Craig Silvey on his new book, Honeybee
Honeybee is the long-awaited follow-up to Jasper Jones from Western Australian author CRAIG SILVEY. As MAX LEWIS writes, it’s a tender look at adolescence, identity and friendship that is well worth the wait.
As we get older, our adolescence becomes a distant, perhaps buried memory. We forget the confounding new emotions, the awkward ways our bodies shift, the times when our innocent vision of the world is snatched away, even for a moment. Maybe it’s our desire to remember, and be humbled by, our lost youth that makes books like Jasper Jones so popular. Craig Silvey’s sophomore book captured hearts worldwide with its tender yet confronting look at dysfunctional families and the pain of being an outsider. His newest book Honeybee explores similar themes to shed light on an under-represented and misunderstood group of people. As Craig tells me, it all began on a bridge.

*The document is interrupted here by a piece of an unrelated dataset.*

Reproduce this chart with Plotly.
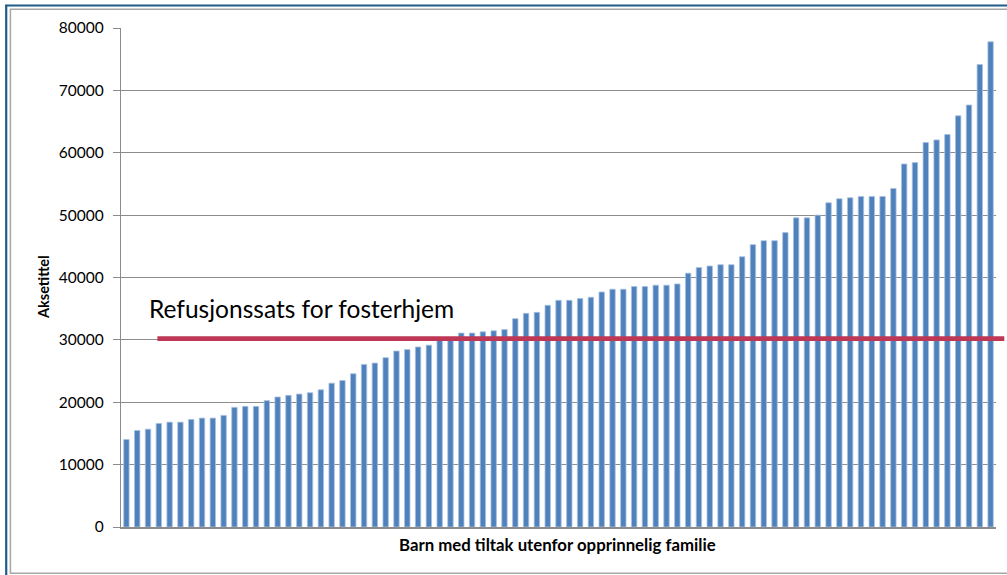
import plotly.graph_objects as go

# Cost per child placed outside the original family, sorted ascending
barn_nr = list(range(1, 82))
kostnad = [
    14030, 15470, 15680, 16600, 16810, 16810, 17250, 17460, 17460, 17890,
    19180, 19340, 19340, 20260, 20840, 21110, 21310, 21530, 22000, 23060,
    23490, 24570, 26070, 26280, 27150, 28210, 28440, 28860, 29150, 29900,
    30000, 31090, 31090, 31290, 31450, 31670, 33400, 34250, 34410, 35540,
    36340, 36340, 36620, 36830, 37680, 38120, 38120, 38550, 38550, 38760,
    38760, 38970, 40690, 41600, 41840, 42050, 42050, 43330, 45270, 45900,
    45900, 47200, 49560, 49560, 50000, 51980, 52620, 52790, 53000, 53000,
    53000, 54280, 58200, 58420, 61640, 62060, 62930, 65930, 67650, 74140,
    77790,
]
y_ticks = [0, 10000, 20000, 30000, 40000, 50000, 60000, 70000, 80000]
refusjonssats = 30200
refusjon_tekst = "Refusjonssats for fosterhjem"
x_tittel = "Barn med tiltak utenfor opprinnelig familie"
y_tittel = "Aksetittel"

W, H = 1007, 575
M_L, M_R, M_T, M_B = 120.6, 11.3, 28.3, 47.5
PW = W - M_L - M_R
PH = H - M_T - M_B


def px(x):
    return (x - M_L) / PW


def py(y):
    return (H - M_B - y) / PH


FONT = "Lato, 'Open Sans', sans-serif"
GRID = "#8C8C8C"

fig = go.Figure(
    go.Bar(
        x=barn_nr,
        y=kostnad,
        width=0.5,
        marker=dict(color="#4F81BD", line=dict(color="#A9C2E0", width=0.8)),
        hoverinfo="y",
    )
)

fig.update_layout(
    width=W,
    height=H,
    margin=dict(l=M_L, r=M_R, t=M_T, b=M_B, pad=0),
    paper_bgcolor="white",
    plot_bgcolor="white",
    showlegend=False,
    font=dict(family=FONT, size=15, color="#000000"),
    xaxis=dict(
        range=[0.5, len(barn_nr) + 0.5],
        showticklabels=False,
        ticks="",
        showgrid=False,
        zeroline=False,
        showline=True,
        linecolor=GRID,
        linewidth=1.5,
        fixedrange=True,
    ),
    yaxis=dict(
        range=[0, 80000],
        tickvals=y_ticks,
        ticktext=[str(v) for v in y_ticks],
        ticks="outside",
        ticklen=7,
        tickcolor=GRID,
        tickwidth=1.2,
        ticklabelstandoff=6,
        showgrid=True,
        gridcolor=GRID,
        gridwidth=1.2,
        zeroline=False,
        showline=True,
        linecolor=GRID,
        linewidth=1.2,
        tickfont=dict(family=FONT, size=15.5, color="#000000"),
        fixedrange=True,
    ),
    shapes=[
        # refund rate line
        dict(
            type="line", xref="paper", yref="y",
            x0=px(157), x1=px(1004), y0=refusjonssats, y1=refusjonssats,
            line=dict(color="#BE3755", width=4.8), layer="above",
        ),
        # chart-area frame
        dict(
            type="rect", xref="paper", yref="paper",
            x0=px(10), x1=px(1012), y0=py(9.5), y1=py(573.8),
            line=dict(color="#A6A6A6", width=1.5), layer="below",
        ),
        dict(
            type="line", xref="paper", yref="paper",
            x0=px(5.8), x1=px(5.8), y0=py(5), y1=py(580),
            line=dict(color="#1F5C87", width=2.2),
        ),
        dict(
            type="line", xref="paper", yref="paper",
            x0=px(5), x1=px(1010), y0=py(5.8), y1=py(5.8),
            line=dict(color="#1F5C87", width=2.2),
        ),
    ],
    annotations=[
        dict(
            text=refusjon_tekst, xref="paper", yref="paper",
            x=px(147), y=py(309), xanchor="left", yanchor="middle",
            showarrow=False, font=dict(family=FONT, size=24.5, color="#000000"),
        ),
        dict(
            text=f"<b>{x_tittel}</b>", xref="paper", yref="paper",
            x=px(557), y=py(545), xanchor="center", yanchor="middle",
            showarrow=False, font=dict(family=FONT, size=16.8, color="#000000"),
        ),
        dict(
            text=f"<b>{y_tittel}</b>", xref="paper", yref="paper",
            x=px(43), y=py(287), xanchor="center", yanchor="middle",
            textangle=-90, showarrow=False,
            font=dict(family=FONT, size=14.5, color="#000000"),
        ),
    ],
)

fig.write_html("out.html", config={"displayModeBar": False})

‘A couple of years ago, my brother was driving home after picking up his partner from the airport. As they drove across an overpass, he noticed a teenager standing on the other side of the railing, looking down.’
Craig’s brother called the police, while his partner cautiously approached the person to talk them down. Eventually, Craig says, the teenager shared why they were up there.
‘They were transgender. They had no network of support. They had been abandoned by their family, and they saw no pathway that led beyond their anguish and pain.’
Emergency personnel arrived and pulled the teenager over the edge to safety. Over the following days, Craig and his brother attempted to reconnect with them, to no avail. Despite never having met this young person, their story stuck with Craig.
‘Since I could hold a pen, I’ve processed my thoughts and digested my emotions with pen and paper. It felt natural to write about it, and I wanted to better educate myself about the challenges faced by trans people.’
Honeybee begins much in the same way: a 14-year-old, Sam, standing outside the railing of a bridge. On the opposite end, Vic, a man past his prime, smokes his final cigarette. Across the bridge, their eyes meet.
‘Two very different people,’ Craig says, ‘brought together by the same devastating intention.’
Sam and Vic form an unlikely bond and privately commit to the task of keeping each other alive. Vic shares that he’s lost the will to live following the death of his wife and soulmate, Edith. Sam keeps him company, grateful for the opportunity to express her love of cooking, and to get away from her drug-addicted mother and criminal stepfather. The freedom from her homelife, however, forces her to confront an aspect of herself that she has long tried to bury: the fact she was born in the wrong body.
‘In telling Sam’s story, it’s not my intention to present a definitive account of being transgender,’ Craig tells me. ‘This is Sam’s story, specific to her character and the domestic pressures she is under. That said, when it comes to Sam’s dysphoria and expressions of her identity, there is no creative license on my part – every word is informed by research and reportage.’
Over the course of the novel, Sam meets new people and has new experiences that challenge her perceptions of the world and her place in it. Among these is Peter – a nurse by day, the queen Fella Bitzgerald by night – who introduces Sam to the glamorous world of drag. Later, she tries to bury her gender questioning and masculinise herself by lifting weights and becoming increasingly involved in her stepdad’s extortion racket. Regardless of gender identity, Sam’s struggle to accept herself will be achingly familiar to those who have felt like an outsider.
When it comes to the telling of trans stories, there’s often discussion on who gets to tell them (the documentary Disclosure on Netflix is fascinating insight into this). After all, nobody knows the trans experience – the good and the bad – better than trans people themselves. That being said, there is some benefit to an outside perspective filtering these stories, shaping them to help the majority better understand them. Many readers may not pick up a book from a transgender author, but they will surely pick up the new novel from the author of Jasper Jones. With Honeybee, Craig hopes to use his platform as a writer for this very purpose.
‘It’s my sincere hope that in telling Sam’s story I might offer readers an emotional context through which they can deepen their understanding of the challenges faced by young trans people in Australia. And I hope that trans and non-binary readers can read Honeybee and identify with Sam’s story, and feel represented, visible, recognised and respected.’